Plasticene is a nodejs project for constructing simulations and measuring throughput and work in progress under various conditions.
A sim is a simulation of a whole system of work. Simulations are performed in ticks.
Pips are nodes in the system. They naturally complete work in progress at a natural interval. Since this is a sim we don't usually have to do anything, we just have to express how long it would take if we did. Given nothing other than an interval attribute, the sim puts out work at the proper rate.
Wips models work in progress. Units of work are wips. A wip can influence the default work interval by exposing a numeric takes attribute.
Pips get work by invoking a nextwip function supplied by you. Like so:
var mypip = new Pip()
var wip1 = new Wip()
var wip2 = new Wip()
wip1.takes = 2
wip2.takes = 4
mypip.wips = [wip1,wip2]
mypip.nextwip = function() {
// give the pip something to do
return mypip.wips.shift()
}
Your wips respond to work at their own customized pace:
var wip3 = new Wip()
var wip4 = new Wip()
wip3.hard = false
wip4.hard = true
mypip.durationof = function(wip) {
return wip.hard ? 2 : 1
}
When pips are registered they are given a unique ID that's used to monitor a sim and report on it. Pips cannot be registered without a name, which is more like a type, and is not intended to be unique.
var sim = new Sim()
var pip = new Pip()
pip.name = 'flipper'
var guid = sim.register(mypip)
If a link is constructed with two pips, wips will flow from one to another. It just attaches the doout function of one pip to the getwip function of another. Links makes it easy to declare chains of work. Like so:
var pip1 = new Pip()
var pip2 = new Pip()
var pend = new Pend()
var link = new Link(pip1,pip2,pend)
var wip1 = new Wip()
var wip2 = new Wip()
pip1.doout(wip1)
pip1.doout(wip2)
pend.length().should.equal(2)
wip1.should.equal(pip2.nextwip())
wip2.should.equal(pip2.nextwip())
To simplify things here we access doout directly but you'd normally get output at the rate you described by attaching a nextwip function and run a simulation.
Like so:
var sim = new Sim()
var wiz = new Wiz(sim)
var guid = sim.register(mypip)
var ticks = 100
wiz.go(ticks)
Like so:
sim.register(mypip)
var wiz = new Wiz(sim)
wiz.breakif(function() {guid.workingon = mywip})
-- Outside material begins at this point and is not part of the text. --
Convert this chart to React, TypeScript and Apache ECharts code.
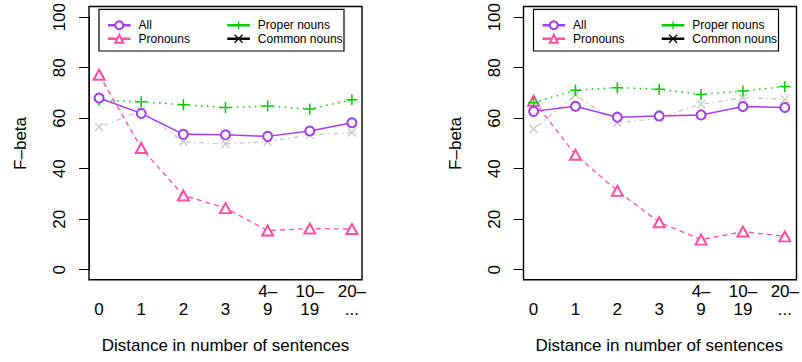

wiz.break(function() {mypip.workingon.should.equal(mywip)})
var ticks = Infinity
wiz.go(ticks)
The whole point is probably to get a glimpse of some aspect of your state at some point of time. If you know in advance So if you say:
var sim = new Sim()
var mon = new Mon()
var wiz = new Wiz(sim, mon)
var counta = bcount = 2
mon.watch('a', function() {counta = Math.pow(counta,2);return counta})
mon.watch('b', function() {countb = Math.pow(countb,2);return countb})
wiz.go(3)
mon.reportstring()
Then you'll see:
"a","256"
"b","256"
Lots of unit tests are available. A few full simulations with monitors are available too. Unit tests construct and exercise things in ways you wouldn't want to in the real world. The "uber" simulation scripts, are a good place to look for a working end-to-end example of what you can do and how you might do it.